At a time when the cultural world has grown increasingly sensitive to issues of equity, Escobedo would seem to represent a significant step forward for a woman of color. But Daniel H. Weiss, the museum’s president and chief executive, said this did not influence the Met’s decision. “It’s great that she brings diversity,” he said, “but that wasn’t a criteria in the choice.”
Weiss added that Escobedo was the right person to design “a signature building that speaks to the art of our time” and that he expected the project to be completed in about seven years.
Born in 1979 in Mexico City, Escobedo studied architecture at the Universidad Iberoamericana in Mexico City before completing a master’s degree in Art, Design and the Public Domain at Harvard’s Graduate School of Design.
For Escobedo, who established her architectural practice in Mexico City in 2006, the Met will be her largest cultural project to date, by a whole other order of magnitude. Her previous work has featured several pavilions and other temporary structures, such as those for the Lisbon Architecture Triennale, the Chicago Architecture Biennial and the Victoria and Albert Museum in London.
Her Serpentine Pavilion in London, chosen by the Serpentine Gallery’s artistic director Hans Ulrich Obrist, featured a partially enclosed courtyard framing a triangular pool, with latticed walls made of gray concrete roof tiles and a curving mirrored canopy.

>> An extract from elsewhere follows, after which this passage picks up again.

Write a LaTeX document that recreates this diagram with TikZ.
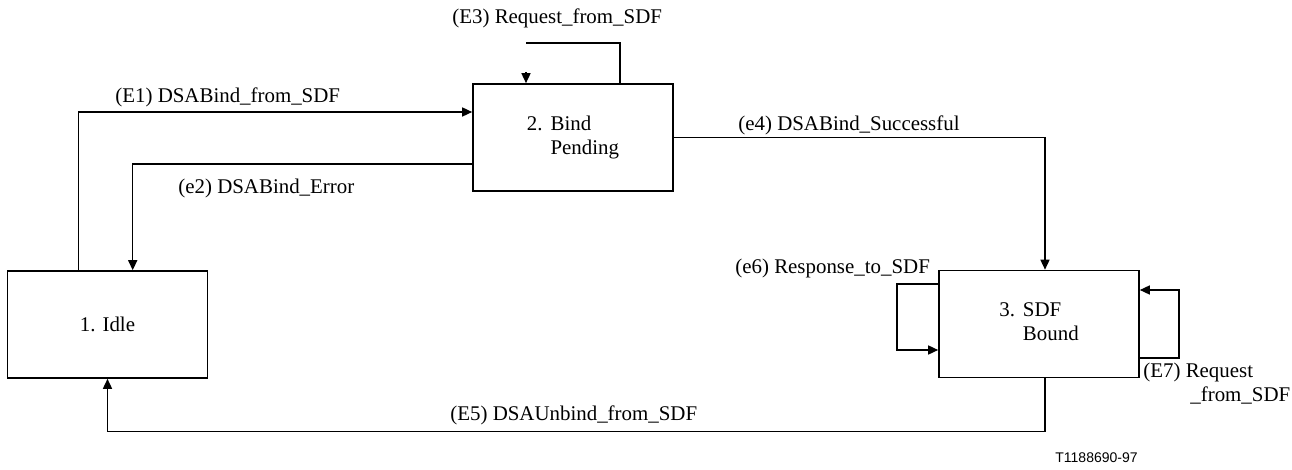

Her other notable projects include an expansion of La Tallera Siqueiros in Cuernavaca (2012), Mexico, a museum, workshop, and artists’ residence that was the home and studio of the muralist David Alfaro Siqueiros. She also designed the renovation of the Hotel Boca Chica (2008), a popular destination for Hollywood celebrities in the 1950s, and the El Eco Pavilion (2010), a site-specific installation, designed for the Museo Experimental El Eco.